On Friday, the Mail was so excited about what it claimed was the latest 'elf 'n' safety' fiasco, it put the story on the front page:
The article by Eleanor Harding and Mark Duell states:
It looked like a major emergency – 25 firemen standing at the water’s edge assessing the life-threatening situation before them.
Stranded 200ft out and struggling for survival was the victim they had come to rescue...a seagull.
And if that scenario were not ludicrous enough, there was worse to come.
The firemen were then barred from going into the 3ft-deep water because it was judged to be a health and safety risk.
As crews from five fire engines stood beside the pond in South London for up to an hour, it fell to a member of the public to pull on his waders and rescue the bird, which was caught up in a plastic bag.
It was accompanied by an
editorial (which included the curious phrase
'the legendary Mr Littlejohn') and was followed by comment pieces by
Dominique Jackson and
Mr Littlejohn.
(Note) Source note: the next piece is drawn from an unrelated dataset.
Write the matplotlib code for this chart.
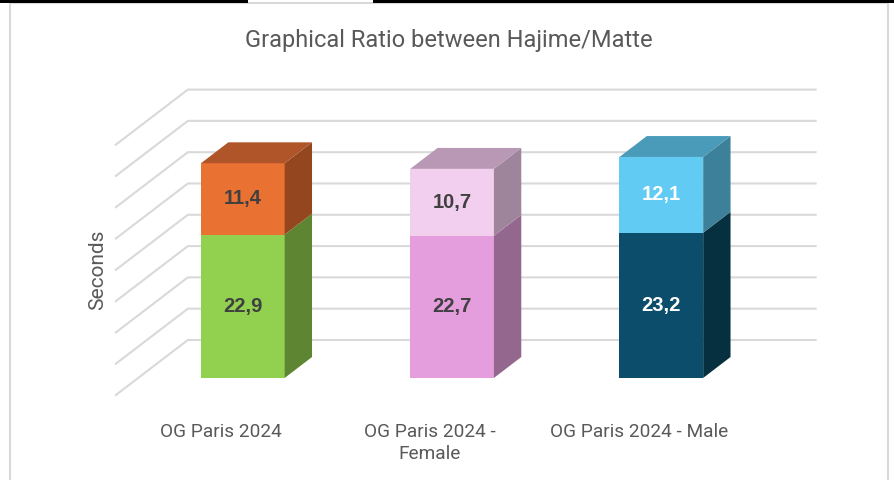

All refer to a health and safety risk assessment that stopped the firemen from rescuing the bird.
However, the
London Fire Brigade's statement on the incident puts it slightly differently:
The Brigade was called to the scene by the RSPCA as an emergency and the Brigade always takes calls from such organisations seriously. Firefighters arrived on the scene at 1407 and the incident was declared over at 1411.
A London Fire Brigade spokesperson said:
“The RSPCA called us out as an emergency. Our firefighters rushed to the scene only to realise they’d been called out to a seagull with a plastic bag round its leg which was swimming around quite happily and wasn’t in any distress. This clearly wasn’t an emergency so the firefighters left it to a local animal rescue charity to deal with and swiftly left the scene.”
“Often, by the time our firefighters arrive at an incident, someone has waded in to try and rescue an animal only to get into danger themselves, so we send enough crews to deal with whatever we may find. The safety of the public and our firefighters is always our priority.”
Firefighters were not stopped from entering the water due to health and safety protocols. Just this week, LFB crews were called to rescue a man after the bulldozer he was driving fell 40 feet down into a quarry pit. When they realised the man’s life was at risk, the firefighters acted outside of normal procedures and risked their own personal safety to lift him out and save his life. London Fire Brigade’s firefighter are trained to make difficult judgement calls about when it is right to risk their lives in order to save another.
The Mail has not published this statement.
The Mail also contacted the
HSE's Mythbusters Challenge Panel on Thursday, and then wrote a
critical, mocking article when they didn't get an immediate response - presumably, a response to the version of the incident as told to them by the Mail:
The Daily Mail contacted the panel at 3pm. But despite being given a whole afternoon to mull it over and it being only the fifth inquiry since the panel’s launch a day before, it failed to give an answer.
It's open to question whether contacting someone at 3pm really gives them
'a whole afternoon' to reply. But perhaps the Panel wanted to do a bit more fact-checking before giving a knee-jerk reaction? In fact, the Panel issued a statement on Friday - the day the Mail's front page article appeared.
It said:
"We have now had chance to examine the facts in this case and it is clear that it was not about health and safety at all. The fire service itself has made clear that their decisions at Carshalton were not based on health and safety factors. We endorse this view.
"The Myth Buster Challenge Panel has been set up to bring common sense back to decisions made in the name of health and safety, and to do our job properly we need to establish the facts. We will try our best to meet deadlines when we can but not at the expense of working on hearsay rather than facts. We said that we aim to make a response within 48 hours and it has taken us less than 24 hours to respond to this case."
Despite the hurry to get the Panel's view, and the huffy response when they didn't get it within a few hours, the Mail has not yet informed its readers of this statement.
A statement which has, at time of writing, been in the public domain for two days.